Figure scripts
+++

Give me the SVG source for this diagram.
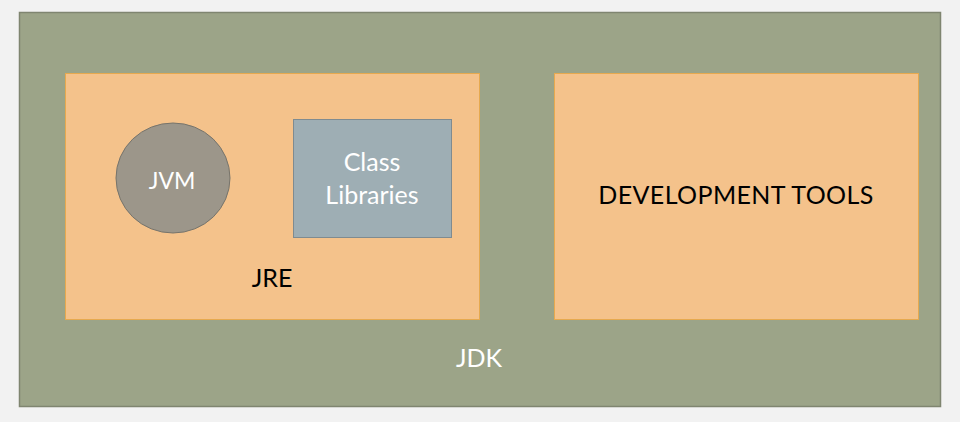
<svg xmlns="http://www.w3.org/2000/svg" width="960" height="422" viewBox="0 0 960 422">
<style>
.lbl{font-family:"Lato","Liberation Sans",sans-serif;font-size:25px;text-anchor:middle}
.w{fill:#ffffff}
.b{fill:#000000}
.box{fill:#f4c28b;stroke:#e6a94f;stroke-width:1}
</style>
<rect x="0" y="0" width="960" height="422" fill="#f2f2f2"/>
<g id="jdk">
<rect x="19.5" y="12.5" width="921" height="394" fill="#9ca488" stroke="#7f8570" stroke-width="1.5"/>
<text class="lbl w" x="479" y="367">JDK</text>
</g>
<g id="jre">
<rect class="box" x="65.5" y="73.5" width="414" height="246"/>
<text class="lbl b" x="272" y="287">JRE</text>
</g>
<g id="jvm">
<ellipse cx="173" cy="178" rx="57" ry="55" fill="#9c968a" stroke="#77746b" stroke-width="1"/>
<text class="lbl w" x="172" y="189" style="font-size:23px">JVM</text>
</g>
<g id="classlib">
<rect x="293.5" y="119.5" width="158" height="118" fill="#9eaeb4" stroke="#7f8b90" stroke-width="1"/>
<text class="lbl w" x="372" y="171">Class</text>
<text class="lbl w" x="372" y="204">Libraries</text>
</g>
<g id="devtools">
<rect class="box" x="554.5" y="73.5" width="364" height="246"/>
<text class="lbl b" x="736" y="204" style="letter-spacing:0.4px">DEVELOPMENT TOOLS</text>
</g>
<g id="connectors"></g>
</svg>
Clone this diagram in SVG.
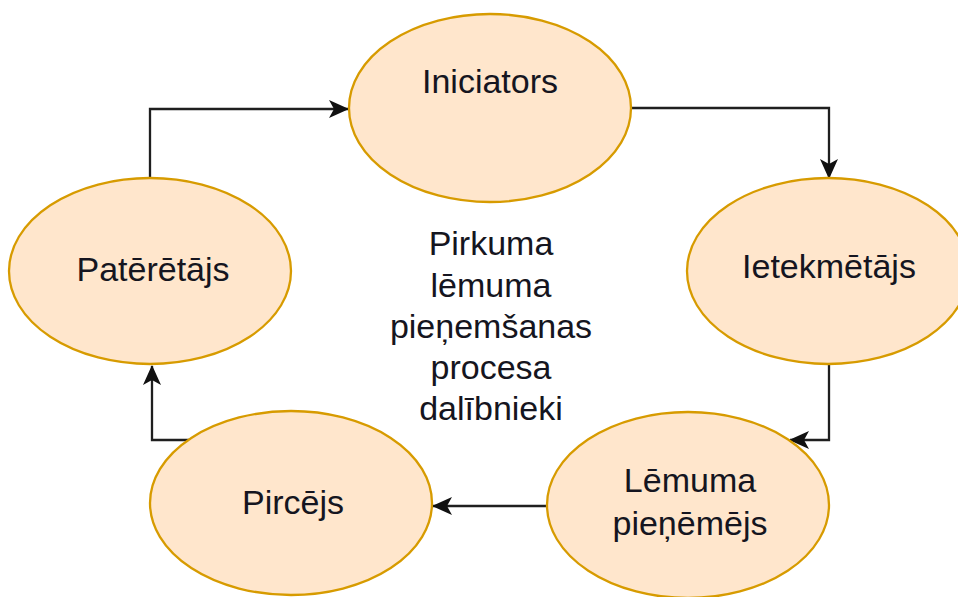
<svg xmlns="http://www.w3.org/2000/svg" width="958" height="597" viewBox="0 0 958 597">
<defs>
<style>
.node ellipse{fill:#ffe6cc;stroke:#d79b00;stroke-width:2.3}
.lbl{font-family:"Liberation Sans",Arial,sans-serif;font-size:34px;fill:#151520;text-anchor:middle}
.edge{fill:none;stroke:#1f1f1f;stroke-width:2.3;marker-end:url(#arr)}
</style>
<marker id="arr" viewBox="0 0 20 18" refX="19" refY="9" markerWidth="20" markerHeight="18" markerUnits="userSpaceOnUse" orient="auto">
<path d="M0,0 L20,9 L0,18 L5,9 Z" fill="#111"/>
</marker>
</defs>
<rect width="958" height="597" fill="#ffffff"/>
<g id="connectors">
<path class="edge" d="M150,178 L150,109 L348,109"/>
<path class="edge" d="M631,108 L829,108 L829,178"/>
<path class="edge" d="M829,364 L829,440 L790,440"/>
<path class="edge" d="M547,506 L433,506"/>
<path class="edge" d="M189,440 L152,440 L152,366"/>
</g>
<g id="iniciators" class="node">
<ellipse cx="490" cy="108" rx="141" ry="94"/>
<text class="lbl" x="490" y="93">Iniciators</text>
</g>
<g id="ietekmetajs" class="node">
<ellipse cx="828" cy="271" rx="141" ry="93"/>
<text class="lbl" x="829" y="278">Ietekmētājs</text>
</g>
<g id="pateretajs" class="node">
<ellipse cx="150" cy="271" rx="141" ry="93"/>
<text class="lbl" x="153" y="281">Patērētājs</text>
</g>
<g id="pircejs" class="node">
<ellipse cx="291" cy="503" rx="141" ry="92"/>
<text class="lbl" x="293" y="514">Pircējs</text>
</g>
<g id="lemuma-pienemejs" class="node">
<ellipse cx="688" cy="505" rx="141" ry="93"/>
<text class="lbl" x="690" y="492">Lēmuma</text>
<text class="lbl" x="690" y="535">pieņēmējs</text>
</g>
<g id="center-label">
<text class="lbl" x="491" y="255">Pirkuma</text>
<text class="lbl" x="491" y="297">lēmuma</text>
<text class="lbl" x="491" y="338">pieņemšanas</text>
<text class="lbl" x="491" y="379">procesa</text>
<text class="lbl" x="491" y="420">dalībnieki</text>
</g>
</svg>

+++

## Task brief
The records above should be reproduced exactly, with no pictures included.

## Solution
Give me the SVG source for this diagram.
<svg xmlns="http://www.w3.org/2000/svg" width="960" height="422" viewBox="0 0 960 422">
<style>
.lbl{font-family:"Lato","Liberation Sans",sans-serif;font-size:25px;text-anchor:middle}
.w{fill:#ffffff}
.b{fill:#000000}
.box{fill:#f4c28b;stroke:#e6a94f;stroke-width:1}
</style>
<rect x="0" y="0" width="960" height="422" fill="#f2f2f2"/>
<g id="jdk">
<rect x="19.5" y="12.5" width="921" height="394" fill="#9ca488" stroke="#7f8570" stroke-width="1.5"/>
<text class="lbl w" x="479" y="367">JDK</text>
</g>
<g id="jre">
<rect class="box" x="65.5" y="73.5" width="414" height="246"/>
<text class="lbl b" x="272" y="287">JRE</text>
</g>
<g id="jvm">
<ellipse cx="173" cy="178" rx="57" ry="55" fill="#9c968a" stroke="#77746b" stroke-width="1"/>
<text class="lbl w" x="172" y="189" style="font-size:23px">JVM</text>
</g>
<g id="classlib">
<rect x="293.5" y="119.5" width="158" height="118" fill="#9eaeb4" stroke="#7f8b90" stroke-width="1"/>
<text class="lbl w" x="372" y="171">Class</text>
<text class="lbl w" x="372" y="204">Libraries</text>
</g>
<g id="devtools">
<rect class="box" x="554.5" y="73.5" width="364" height="246"/>
<text class="lbl b" x="736" y="204" style="letter-spacing:0.4px">DEVELOPMENT TOOLS</text>
</g>
<g id="connectors"></g>
</svg>
Clone this diagram in SVG.
<svg xmlns="http://www.w3.org/2000/svg" width="958" height="597" viewBox="0 0 958 597">
<defs>
<style>
.node ellipse{fill:#ffe6cc;stroke:#d79b00;stroke-width:2.3}
.lbl{font-family:"Liberation Sans",Arial,sans-serif;font-size:34px;fill:#151520;text-anchor:middle}
.edge{fill:none;stroke:#1f1f1f;stroke-width:2.3;marker-end:url(#arr)}
</style>
<marker id="arr" viewBox="0 0 20 18" refX="19" refY="9" markerWidth="20" markerHeight="18" markerUnits="userSpaceOnUse" orient="auto">
<path d="M0,0 L20,9 L0,18 L5,9 Z" fill="#111"/>
</marker>
</defs>
<rect width="958" height="597" fill="#ffffff"/>
<g id="connectors">
<path class="edge" d="M150,178 L150,109 L348,109"/>
<path class="edge" d="M631,108 L829,108 L829,178"/>
<path class="edge" d="M829,364 L829,440 L790,440"/>
<path class="edge" d="M547,506 L433,506"/>
<path class="edge" d="M189,440 L152,440 L152,366"/>
</g>
<g id="iniciators" class="node">
<ellipse cx="490" cy="108" rx="141" ry="94"/>
<text class="lbl" x="490" y="93">Iniciators</text>
</g>
<g id="ietekmetajs" class="node">
<ellipse cx="828" cy="271" rx="141" ry="93"/>
<text class="lbl" x="829" y="278">Ietekmētājs</text>
</g>
<g id="pateretajs" class="node">
<ellipse cx="150" cy="271" rx="141" ry="93"/>
<text class="lbl" x="153" y="281">Patērētājs</text>
</g>
<g id="pircejs" class="node">
<ellipse cx="291" cy="503" rx="141" ry="92"/>
<text class="lbl" x="293" y="514">Pircējs</text>
</g>
<g id="lemuma-pienemejs" class="node">
<ellipse cx="688" cy="505" rx="141" ry="93"/>
<text class="lbl" x="690" y="492">Lēmuma</text>
<text class="lbl" x="690" y="535">pieņēmējs</text>
</g>
<g id="center-label">
<text class="lbl" x="491" y="255">Pirkuma</text>
<text class="lbl" x="491" y="297">lēmuma</text>
<text class="lbl" x="491" y="338">pieņemšanas</text>
<text class="lbl" x="491" y="379">procesa</text>
<text class="lbl" x="491" y="420">dalībnieki</text>
</g>
</svg>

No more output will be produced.